- Game logo
- Developer: Triangle Factory
- Publisher: Triangle Factory
- Engine: Unity (game engine)
- Platforms: Meta Quest 3S; PICO 4; Meta Quest 2; Microsoft Windows; PSVR; Meta Quest 3;
- Release: PICO 4, Quest 2, Windows; April 13, 2023; PlayStation 5; December 20, 2023;
- Genre: Tactical shooter;
- Mode: Multiplayer

= Breachers VR =

2023 video game

Breachers VR is a 2023 VR Tactical Shooter game developed and published by Triangle Factory. It's a competitive 5v5 shooter similar to Counter-Strike: Global Offensive and Tom Clancy's Rainbow Six Siege.

==Gameplay==

Gameplay screenshot

Breachers VR is a team-based tactical shooter featuring gameplay very similar to the Counter-Strike and Rainbow Six series.

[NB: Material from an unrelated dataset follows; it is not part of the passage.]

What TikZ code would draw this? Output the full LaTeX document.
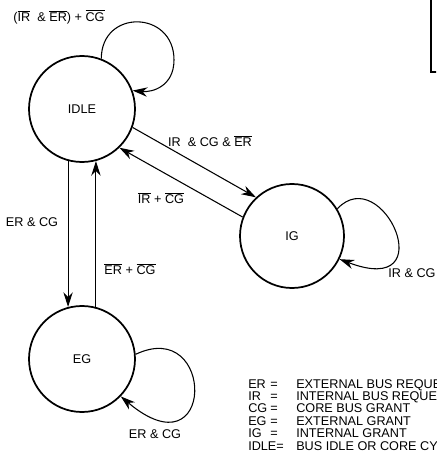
\documentclass[tikz,border=0pt]{standalone}
\usepackage{fontspec}
\setmainfont{Liberation Sans}
\usetikzlibrary{arrows.meta,positioning}
\newcommand{\ovl}[1]{$\overline{\mbox{#1}}$}

\begin{document}
\begin{tikzpicture}[
  x=0.75pt, y=-0.75pt,
  state/.style={circle, draw, line width=1.3pt, minimum size=79.5pt,
                inner sep=0pt, font=\fontsize{9.5}{11}\selectfont},
  lbl/.style={font=\fontsize{9.5}{11}\selectfont, inner sep=1pt},
  keytext/.style={font=\fontsize{9.5}{11}\selectfont, inner sep=0pt,
                  anchor=base west},
  edge/.style={draw, line width=0.8pt,
               -{Stealth[length=11pt, width=7pt, inset=3.5pt]}},
]
  \useasboundingbox (0,0) rectangle (436,459);
  \clip (0,0) rectangle (436,459);

  % ===== States =====
  \node[state] (idle) at (82,109) {IDLE};
  \node[state, minimum size=78pt] (ig) at (292,236) {IG};
  \node[state] (eg) at (82,359) {EG};

  % ===== Box cut by the right border =====
  \draw[line width=1.4pt] (431,-5) rectangle (460,72);

  % ===== Self loops =====
  \coordinate (idleloop) at (174,60);
  \draw[edge] (idle.69) .. controls +(0,-50) and +(0,-50) .. (idleloop)
        .. controls +(0,26) and +(20,2) .. (idle.20);
  \draw[edge] (ig.31) .. controls +(45,-48) and +(105,40) .. (ig.-26);
  \draw[edge] (eg.5) .. controls +(80,-38) and +(95,80) .. (eg.-44);

  % ===== Transitions =====
  \draw[edge] (idle.-20) -- (ig.133);
  \draw[edge] (ig.159) -- (idle.-46);
  \draw[edge] (idle.-105) -- (eg.105);
  \draw[edge] (eg.75) -- (idle.-75);

  % ===== Conditions =====
  \node[lbl] (loopidle) at (59,17) {(\ovl{IR}\ \ \& \ovl{ER}) + \ovl{CG}};
  \node[lbl] (toig) at (210,141) {IR\ \ \& CG \& \ovl{ER}};
  \node[lbl] (fromig) at (161,198) {\ovl{IR} + \ovl{CG}};
  \node[lbl] (toeg) at (32,222) {ER \& CG};
  \node[lbl] (fromeg) at (130,269) {\ovl{ER} + \ovl{CG}};
  \node[lbl] (loopig) at (412,273) {IR \& CG};
  \node[lbl] (loopeg) at (155,434) {ER \& CG};

  % ===== Legend =====
  \foreach \key/\eqs/\txt [count=\i] in {
      ER/=/EXTERNAL BUS REQUE,
      IR/=/INTERNAL BUS REQUE,
      CG/=/CORE BUS GRANT,
      EG/=/EXTERNAL GRANT,
      IG/=/INTERNAL GRANT,
      IDLE=//BUS IDLE OR CORE CY} {
    \node[keytext] (key\i) at (248,{388+12.4*(\i-1)}) {\key};
    \node[keytext] (eq\i) at (270,{388+12.4*(\i-1)}) {\eqs};
    \node[keytext] (txt\i) at (296,{388+12.4*(\i-1)}) {\txt};
  }
\end{tikzpicture}
\end{document}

Players are divided into five-player teams of Attackers and Defenders.

In the game's basic game mode, Bomb Defuse, the Defenders must protect a time bomb until its detonation, while the Attackers must defuse the bomb to prevent it from being detonated. Like in Counter-Strike, each round players are given in-game money to purchase variety of weapons and equipment.